● GOAL OF THE EXERCISE
Copy every line of the data that includes the string "chart".

____________

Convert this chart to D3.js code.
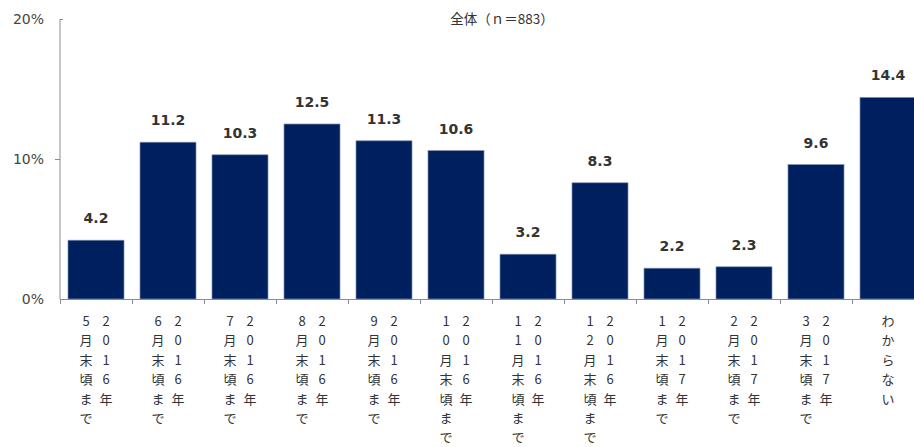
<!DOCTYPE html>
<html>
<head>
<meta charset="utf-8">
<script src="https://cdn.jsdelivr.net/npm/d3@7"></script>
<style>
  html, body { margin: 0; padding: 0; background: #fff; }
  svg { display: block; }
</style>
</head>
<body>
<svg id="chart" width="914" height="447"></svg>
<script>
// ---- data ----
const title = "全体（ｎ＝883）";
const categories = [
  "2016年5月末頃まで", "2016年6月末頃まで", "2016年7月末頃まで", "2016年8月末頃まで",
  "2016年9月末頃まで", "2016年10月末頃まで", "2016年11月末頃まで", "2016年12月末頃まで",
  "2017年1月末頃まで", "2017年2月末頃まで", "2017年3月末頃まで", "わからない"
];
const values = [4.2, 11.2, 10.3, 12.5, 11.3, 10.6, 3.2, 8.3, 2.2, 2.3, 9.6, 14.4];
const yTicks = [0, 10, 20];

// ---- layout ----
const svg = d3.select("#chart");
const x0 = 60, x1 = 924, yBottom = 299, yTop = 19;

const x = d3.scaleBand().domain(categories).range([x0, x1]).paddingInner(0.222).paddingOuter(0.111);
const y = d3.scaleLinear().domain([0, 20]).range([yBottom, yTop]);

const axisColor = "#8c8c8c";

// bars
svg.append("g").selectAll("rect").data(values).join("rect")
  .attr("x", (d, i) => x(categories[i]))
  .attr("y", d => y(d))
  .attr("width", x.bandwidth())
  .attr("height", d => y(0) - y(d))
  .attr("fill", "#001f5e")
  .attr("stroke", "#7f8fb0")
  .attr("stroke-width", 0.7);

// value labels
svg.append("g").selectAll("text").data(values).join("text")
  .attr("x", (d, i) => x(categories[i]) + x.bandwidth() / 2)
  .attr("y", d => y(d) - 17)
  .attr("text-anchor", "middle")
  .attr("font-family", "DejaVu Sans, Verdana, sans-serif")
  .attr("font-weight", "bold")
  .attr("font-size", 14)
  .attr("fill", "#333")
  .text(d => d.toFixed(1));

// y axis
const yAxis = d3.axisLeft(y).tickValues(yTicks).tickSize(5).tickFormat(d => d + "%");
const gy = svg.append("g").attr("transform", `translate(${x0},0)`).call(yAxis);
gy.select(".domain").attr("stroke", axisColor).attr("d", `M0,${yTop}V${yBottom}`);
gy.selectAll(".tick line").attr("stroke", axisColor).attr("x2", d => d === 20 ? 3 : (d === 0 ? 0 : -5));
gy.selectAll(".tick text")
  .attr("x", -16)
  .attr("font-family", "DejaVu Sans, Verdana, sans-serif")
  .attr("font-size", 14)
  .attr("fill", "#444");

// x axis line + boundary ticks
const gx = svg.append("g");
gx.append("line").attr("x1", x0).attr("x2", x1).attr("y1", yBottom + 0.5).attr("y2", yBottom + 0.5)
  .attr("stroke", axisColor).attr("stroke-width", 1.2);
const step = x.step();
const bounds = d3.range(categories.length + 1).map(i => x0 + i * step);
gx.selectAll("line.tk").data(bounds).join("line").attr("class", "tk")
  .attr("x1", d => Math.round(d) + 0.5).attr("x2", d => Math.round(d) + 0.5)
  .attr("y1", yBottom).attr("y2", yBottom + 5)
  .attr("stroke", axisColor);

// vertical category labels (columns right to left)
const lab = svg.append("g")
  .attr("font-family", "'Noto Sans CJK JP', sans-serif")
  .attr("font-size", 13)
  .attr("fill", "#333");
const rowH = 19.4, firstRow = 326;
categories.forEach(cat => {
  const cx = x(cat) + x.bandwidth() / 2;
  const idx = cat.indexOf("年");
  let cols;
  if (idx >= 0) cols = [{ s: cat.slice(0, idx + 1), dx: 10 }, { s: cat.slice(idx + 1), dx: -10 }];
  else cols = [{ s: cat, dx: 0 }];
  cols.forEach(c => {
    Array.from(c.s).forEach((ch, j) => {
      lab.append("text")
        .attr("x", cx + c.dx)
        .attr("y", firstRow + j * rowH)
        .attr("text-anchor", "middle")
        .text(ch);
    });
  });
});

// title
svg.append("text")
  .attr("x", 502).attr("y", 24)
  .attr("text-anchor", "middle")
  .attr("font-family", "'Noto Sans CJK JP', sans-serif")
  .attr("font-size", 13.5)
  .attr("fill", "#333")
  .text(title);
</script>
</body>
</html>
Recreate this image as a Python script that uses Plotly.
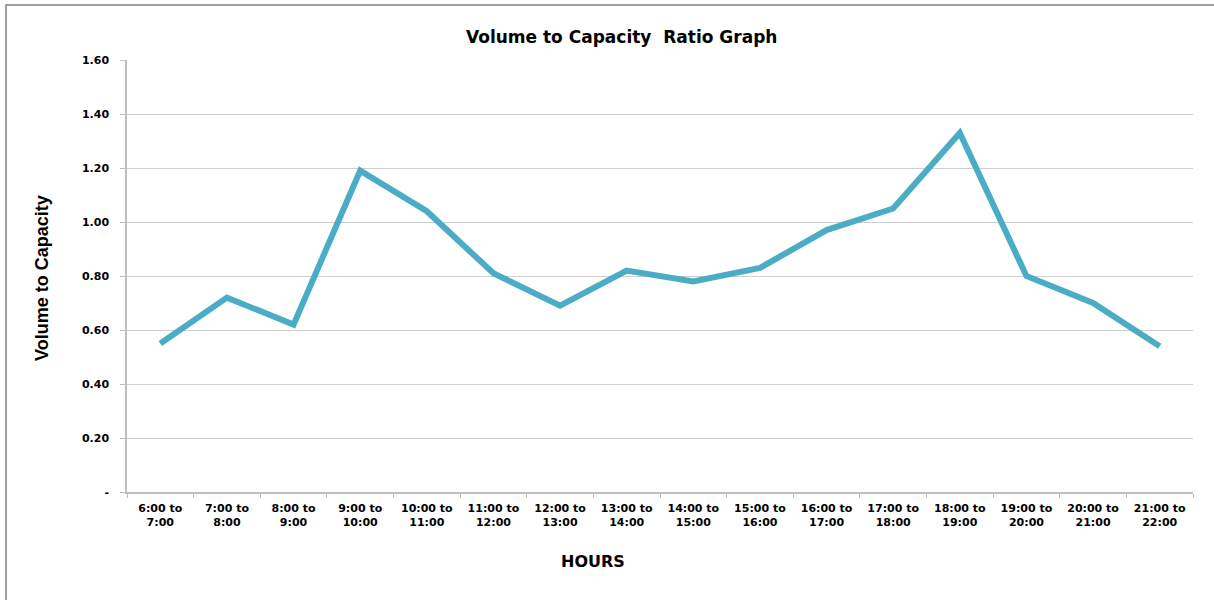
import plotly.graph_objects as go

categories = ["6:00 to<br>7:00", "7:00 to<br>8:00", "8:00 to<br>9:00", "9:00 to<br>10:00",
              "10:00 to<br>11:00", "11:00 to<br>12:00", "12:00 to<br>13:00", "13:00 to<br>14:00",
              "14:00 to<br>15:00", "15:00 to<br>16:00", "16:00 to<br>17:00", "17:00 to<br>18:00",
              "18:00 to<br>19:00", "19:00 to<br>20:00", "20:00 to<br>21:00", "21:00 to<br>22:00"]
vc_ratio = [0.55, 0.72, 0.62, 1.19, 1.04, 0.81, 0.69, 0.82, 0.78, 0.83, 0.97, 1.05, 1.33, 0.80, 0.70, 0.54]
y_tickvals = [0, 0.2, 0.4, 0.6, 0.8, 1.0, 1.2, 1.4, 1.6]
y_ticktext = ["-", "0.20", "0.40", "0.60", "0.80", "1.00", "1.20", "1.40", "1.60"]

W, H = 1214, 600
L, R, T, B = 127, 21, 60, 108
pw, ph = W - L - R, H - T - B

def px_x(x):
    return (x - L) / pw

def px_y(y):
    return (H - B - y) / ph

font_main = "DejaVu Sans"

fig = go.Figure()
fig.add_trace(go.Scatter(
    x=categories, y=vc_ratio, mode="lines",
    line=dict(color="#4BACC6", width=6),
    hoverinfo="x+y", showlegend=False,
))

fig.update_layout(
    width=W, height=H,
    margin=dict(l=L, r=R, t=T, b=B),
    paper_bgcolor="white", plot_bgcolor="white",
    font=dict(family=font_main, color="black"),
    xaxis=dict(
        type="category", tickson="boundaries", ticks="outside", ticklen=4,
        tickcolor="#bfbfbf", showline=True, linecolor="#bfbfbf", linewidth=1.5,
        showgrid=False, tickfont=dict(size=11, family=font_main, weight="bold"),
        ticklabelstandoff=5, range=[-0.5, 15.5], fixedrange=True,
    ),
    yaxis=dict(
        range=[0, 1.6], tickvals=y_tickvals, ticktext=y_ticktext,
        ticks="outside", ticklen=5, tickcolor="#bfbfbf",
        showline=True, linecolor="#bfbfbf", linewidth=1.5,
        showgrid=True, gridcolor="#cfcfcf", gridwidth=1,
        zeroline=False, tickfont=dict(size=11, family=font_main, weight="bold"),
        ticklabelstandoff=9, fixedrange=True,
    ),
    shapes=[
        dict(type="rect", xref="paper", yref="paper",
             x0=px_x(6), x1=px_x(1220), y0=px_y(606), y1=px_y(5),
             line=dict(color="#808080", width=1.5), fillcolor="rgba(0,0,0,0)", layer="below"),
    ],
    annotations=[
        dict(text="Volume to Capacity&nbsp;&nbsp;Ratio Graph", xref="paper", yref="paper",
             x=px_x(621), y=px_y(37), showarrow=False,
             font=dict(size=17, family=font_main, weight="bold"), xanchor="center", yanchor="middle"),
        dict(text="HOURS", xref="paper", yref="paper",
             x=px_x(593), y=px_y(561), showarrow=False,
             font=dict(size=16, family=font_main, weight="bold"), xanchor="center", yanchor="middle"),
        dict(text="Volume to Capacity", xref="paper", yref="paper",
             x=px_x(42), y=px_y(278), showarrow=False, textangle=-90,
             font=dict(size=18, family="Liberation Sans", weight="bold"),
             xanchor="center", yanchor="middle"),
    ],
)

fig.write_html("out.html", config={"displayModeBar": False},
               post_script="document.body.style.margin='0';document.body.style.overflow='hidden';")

____________

● FINAL RESULT
Convert this chart to D3.js code.
<svg id="chart" width="914" height="447"></svg>
const svg = d3.select("#chart");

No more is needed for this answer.